> **PROMPT**
The listing below must be repeated word for word, with its images excluded.

> **PROVIDED DATA**
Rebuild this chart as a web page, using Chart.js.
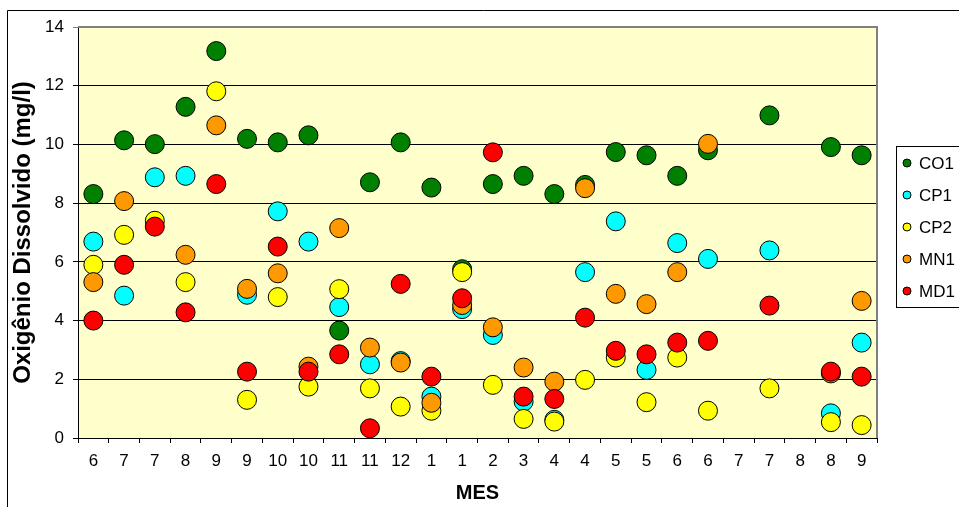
<!DOCTYPE html>
<html>
<head>
<meta charset="utf-8">
<script src="https://cdn.jsdelivr.net/npm/chart.js@4/dist/chart.umd.min.js"></script>
<style>
  html, body { margin: 0; padding: 0; background: #fff; }
  #wrap { width: 959px; height: 507px; }
</style>
</head>
<body>
<div id="wrap"><canvas id="my_chart" width="959" height="507"></canvas></div>
<script>
// month of each sample
var meses = ["6","7","7","8","9","9","10","10","11","11","12","1","1","2","3","4","4","5","5","6","6","7","7","8","8","9"];

var co1 = [8.31, 10.14, 10.01, 11.28, 13.18, 10.19, 10.07, 10.31, 3.66, 8.71, 10.07, 8.53, 5.75, 8.65, 8.93, 8.31, 8.62, 9.74, 9.63, 8.93, 9.80, null, 10.99, null, 9.91, 9.63];
var cp1 = [6.69, 4.85, 8.88, 8.93, null, 4.88, 7.72, 6.69, 4.46, 2.51, 2.62, 1.41, 4.39, 3.51, 1.24, 0.62, 5.65, 7.38, 2.32, 6.64, 6.10, null, 6.39, null, 0.84, 3.25];
var cp2 = [5.90, 6.92, 7.40, 5.31, 11.81, 1.30, 4.80, 1.75, 5.07, 1.69, 1.07, 0.93, 5.65, 1.81, 0.65, 0.56, 1.98, 2.74, 1.22, 2.74, 0.93, null, 1.69, null, 0.54, 0.44];
var mn1 = [5.31, 8.07, null, 6.24, 10.65, 5.08, 5.61, 2.43, 7.15, 3.08, 2.57, 1.20, 4.53, 3.77, 2.40, 1.92, 8.51, 4.91, 4.56, 5.65, 10.02, null, null, null, 2.20, 4.67];
var md1 = [4.00, 5.90, 7.20, 4.28, 8.65, 2.26, 6.52, 2.26, 2.85, 0.33, 5.25, 2.09, 4.76, 9.73, 1.41, 1.33, 4.10, 2.97, 2.85, 3.25, 3.31, null, 4.51, null, 2.26, 2.09];

var yTicks = [0, 2, 4, 6, 8, 10, 12, 14];

var series = [
    { label: "CO1", data: co1, color: "#008000" },
    { label: "CP1", data: cp1, color: "#00FFFF" },
    { label: "CP2", data: cp2, color: "#FFFF00" },
    { label: "MN1", data: mn1, color: "#FF9900" },
    { label: "MD1", data: md1, color: "#FF0000" }
];

var FONT = "'Liberation Sans', Arial, sans-serif";

// plot background, outer frame, plot border and legend
var decor = {
    id: "decor",
    beforeDraw: function (chart) {
        var c = chart.ctx, a = chart.chartArea;
        c.save();
        c.fillStyle = "#FFFFCC";
        c.fillRect(a.left, a.top, a.right - a.left, a.bottom - a.top);
        c.strokeStyle = "#000";
        c.lineWidth = 1;
        c.beginPath();
        c.moveTo(7.5, 507);
        c.lineTo(7.5, 10.5);
        c.lineTo(959, 10.5);
        c.stroke();
        c.restore();
    },
    afterDatasetsDraw: function (chart) {
        var c = chart.ctx, a = chart.chartArea;
        c.save();
        c.strokeStyle = "#808080";
        c.lineWidth = 2;
        c.beginPath();
        c.moveTo(a.left, a.top);
        c.lineTo(a.right, a.top);
        c.lineTo(a.right, a.bottom);
        c.stroke();
        c.restore();
    },
    afterDraw: function (chart) {
        var c = chart.ctx;
        c.save();
        c.fillStyle = "#fff";
        c.strokeStyle = "#000";
        c.lineWidth = 1;
        c.fillRect(896.5, 146.5, 70, 161);
        c.strokeRect(896.5, 146.5, 70, 161);
        c.font = "17px " + FONT;
        c.textBaseline = "middle";
        series.forEach(function (s, i) {
            var y = 163 + i * 32;
            c.beginPath();
            c.arc(907, y, 4, 0, Math.PI * 2);
            c.fillStyle = s.color;
            c.fill();
            c.stroke();
            c.fillStyle = "#000";
            c.fillText(s.label, 919, y + 1);
        });
        c.restore();
    }
};

var ctx = document.getElementById("my_chart").getContext("2d");

new Chart(ctx, {
    type: 'line',
    data: {
        labels: meses,
        datasets: series.map(function (s, i) {
            return {
                label: s.label,
                data: s.data,
                showLine: false,
                order: series.length - i,
                pointRadius: 9.5,
                pointHoverRadius: 9.5,
                pointBorderWidth: 1,
                pointBorderColor: "#000",
                pointBackgroundColor: s.color,
                backgroundColor: s.color,
                borderColor: "#000"
            };
        })
    },
    options: {
        responsive: false,
        animation: false,
        layout: { padding: { left: 8, top: 27, right: 82, bottom: 0 } },
        plugins: {
            legend: { display: false },
            tooltip: { enabled: false }
        },
        scales: {
            x: {
                type: 'category',
                offset: true,
                afterFit: function (s) { s.height = 69; },
                grid: {
                    offset: true,
                    drawOnChartArea: false,
                    drawTicks: true,
                    tickLength: 5,
                    color: "#000"
                },
                border: { color: "#000", width: 1 },
                ticks: {
                    color: "#000",
                    padding: 8,
                    maxRotation: 0,
                    autoSkip: false,
                    font: { family: FONT, size: 17 }
                },
                title: {
                    display: true,
                    text: "MES",
                    color: "#000",
                    padding: { top: 2, bottom: 2 },
                    font: { family: FONT, size: 20, weight: "bold" }
                }
            },
            y: {
                min: 0,
                max: 14,
                afterFit: function (s) { s.width = 70; },
                afterBuildTicks: function (s) {
                    s.ticks = yTicks.map(function (v) { return { value: v }; });
                },
                grid: {
                    tickLength: 5,
                    color: function (c) {
                        return c.tick && c.tick.value === 14 ? "#808080" : "#000";
                    }
                },
                border: { color: "#000", width: 1 },
                ticks: {
                    color: "#000",
                    padding: 9,
                    font: { family: FONT, size: 17 }
                },
                title: {
                    display: true,
                    text: "Oxigênio Dissolvido (mg/l)",
                    color: "#000",
                    padding: { top: 1, bottom: 2 },
                    font: { family: FONT, size: 24, weight: "bold" }
                }
            }
        }
    },
    plugins: [decor]
});
</script>
</body>
</html>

> **EXERCISE OUTPUT**
Rebuild this chart as a web page, using Chart.js.
<!DOCTYPE html>
<html>
<head>
<meta charset="utf-8">
<script src="https://cdn.jsdelivr.net/npm/chart.js@4/dist/chart.umd.min.js"></script>
<style>
  html, body { margin: 0; padding: 0; background: #fff; }
  #wrap { width: 959px; height: 507px; }
</style>
</head>
<body>
<div id="wrap"><canvas id="my_chart" width="959" height="507"></canvas></div>
<script>
// month of each sample
var meses = ["6","7","7","8","9","9","10","10","11","11","12","1","1","2","3","4","4","5","5","6","6","7","7","8","8","9"];

var co1 = [8.31, 10.14, 10.01, 11.28, 13.18, 10.19, 10.07, 10.31, 3.66, 8.71, 10.07, 8.53, 5.75, 8.65, 8.93, 8.31, 8.62, 9.74, 9.63, 8.93, 9.80, null, 10.99, null, 9.91, 9.63];
var cp1 = [6.69, 4.85, 8.88, 8.93, null, 4.88, 7.72, 6.69, 4.46, 2.51, 2.62, 1.41, 4.39, 3.51, 1.24, 0.62, 5.65, 7.38, 2.32, 6.64, 6.10, null, 6.39, null, 0.84, 3.25];
var cp2 = [5.90, 6.92, 7.40, 5.31, 11.81, 1.30, 4.80, 1.75, 5.07, 1.69, 1.07, 0.93, 5.65, 1.81, 0.65, 0.56, 1.98, 2.74, 1.22, 2.74, 0.93, null, 1.69, null, 0.54, 0.44];
var mn1 = [5.31, 8.07, null, 6.24, 10.65, 5.08, 5.61, 2.43, 7.15, 3.08, 2.57, 1.20, 4.53, 3.77, 2.40, 1.92, 8.51, 4.91, 4.56, 5.65, 10.02, null, null, null, 2.20, 4.67];
var md1 = [4.00, 5.90, 7.20, 4.28, 8.65, 2.26, 6.52, 2.26, 2.85, 0.33, 5.25, 2.09, 4.76, 9.73, 1.41, 1.33, 4.10, 2.97, 2.85, 3.25, 3.31, null, 4.51, null, 2.26, 2.09];

var yTicks = [0, 2, 4, 6, 8, 10, 12, 14];

var series = [
    { label: "CO1", data: co1, color: "#008000" },
    { label: "CP1", data: cp1, color: "#00FFFF" },
    { label: "CP2", data: cp2, color: "#FFFF00" },
    { label: "MN1", data: mn1, color: "#FF9900" },
    { label: "MD1", data: md1, color: "#FF0000" }
];

var FONT = "'Liberation Sans', Arial, sans-serif";

// plot background, outer frame, plot border and legend
var decor = {
    id: "decor",
    beforeDraw: function (chart) {
        var c = chart.ctx, a = chart.chartArea;
        c.save();
        c.fillStyle = "#FFFFCC";
        c.fillRect(a.left, a.top, a.right - a.left, a.bottom - a.top);
        c.strokeStyle = "#000";
        c.lineWidth = 1;
        c.beginPath();
        c.moveTo(7.5, 507);
        c.lineTo(7.5, 10.5);
        c.lineTo(959, 10.5);
        c.stroke();
        c.restore();
    },
    afterDatasetsDraw: function (chart) {
        var c = chart.ctx, a = chart.chartArea;
        c.save();
        c.strokeStyle = "#808080";
        c.lineWidth = 2;
        c.beginPath();
        c.moveTo(a.left, a.top);
        c.lineTo(a.right, a.top);
        c.lineTo(a.right, a.bottom);
        c.stroke();
        c.restore();
    },
    afterDraw: function (chart) {
        var c = chart.ctx;
        c.save();
        c.fillStyle = "#fff";
        c.strokeStyle = "#000";
        c.lineWidth = 1;
        c.fillRect(896.5, 146.5, 70, 161);
        c.strokeRect(896.5, 146.5, 70, 161);
        c.font = "17px " + FONT;
        c.textBaseline = "middle";
        series.forEach(function (s, i) {
            var y = 163 + i * 32;
            c.beginPath();
            c.arc(907, y, 4, 0, Math.PI * 2);
            c.fillStyle = s.color;
            c.fill();
            c.stroke();
            c.fillStyle = "#000";
            c.fillText(s.label, 919, y + 1);
        });
        c.restore();
    }
};

var ctx = document.getElementById("my_chart").getContext("2d");

new Chart(ctx, {
    type: 'line',
    data: {
        labels: meses,
        datasets: series.map(function (s, i) {
            return {
                label: s.label,
                data: s.data,
                showLine: false,
                order: series.length - i,
                pointRadius: 9.5,
                pointHoverRadius: 9.5,
                pointBorderWidth: 1,
                pointBorderColor: "#000",
                pointBackgroundColor: s.color,
                backgroundColor: s.color,
                borderColor: "#000"
            };
        })
    },
    options: {
        responsive: false,
        animation: false,
        layout: { padding: { left: 8, top: 27, right: 82, bottom: 0 } },
        plugins: {
            legend: { display: false },
            tooltip: { enabled: false }
        },
        scales: {
            x: {
                type: 'category',
                offset: true,
                afterFit: function (s) { s.height = 69; },
                grid: {
                    offset: true,
                    drawOnChartArea: false,
                    drawTicks: true,
                    tickLength: 5,
                    color: "#000"
                },
                border: { color: "#000", width: 1 },
                ticks: {
                    color: "#000",
                    padding: 8,
                    maxRotation: 0,
                    autoSkip: false,
                    font: { family: FONT, size: 17 }
                },
                title: {
                    display: true,
                    text: "MES",
                    color: "#000",
                    padding: { top: 2, bottom: 2 },
                    font: { family: FONT, size: 20, weight: "bold" }
                }
            },
            y: {
                min: 0,
                max: 14,
                afterFit: function (s) { s.width = 70; },
                afterBuildTicks: function (s) {
                    s.ticks = yTicks.map(function (v) { return { value: v }; });
                },
                grid: {
                    tickLength: 5,
                    color: function (c) {
                        return c.tick && c.tick.value === 14 ? "#808080" : "#000";
                    }
                },
                border: { color: "#000", width: 1 },
                ticks: {
                    color: "#000",
                    padding: 9,
                    font: { family: FONT, size: 17 }
                },
                title: {
                    display: true,
                    text: "Oxigênio Dissolvido (mg/l)",
                    color: "#000",
                    padding: { top: 1, bottom: 2 },
                    font: { family: FONT, size: 24, weight: "bold" }
                }
            }
        }
    },
    plugins: [decor]
});
</script>
</body>
</html>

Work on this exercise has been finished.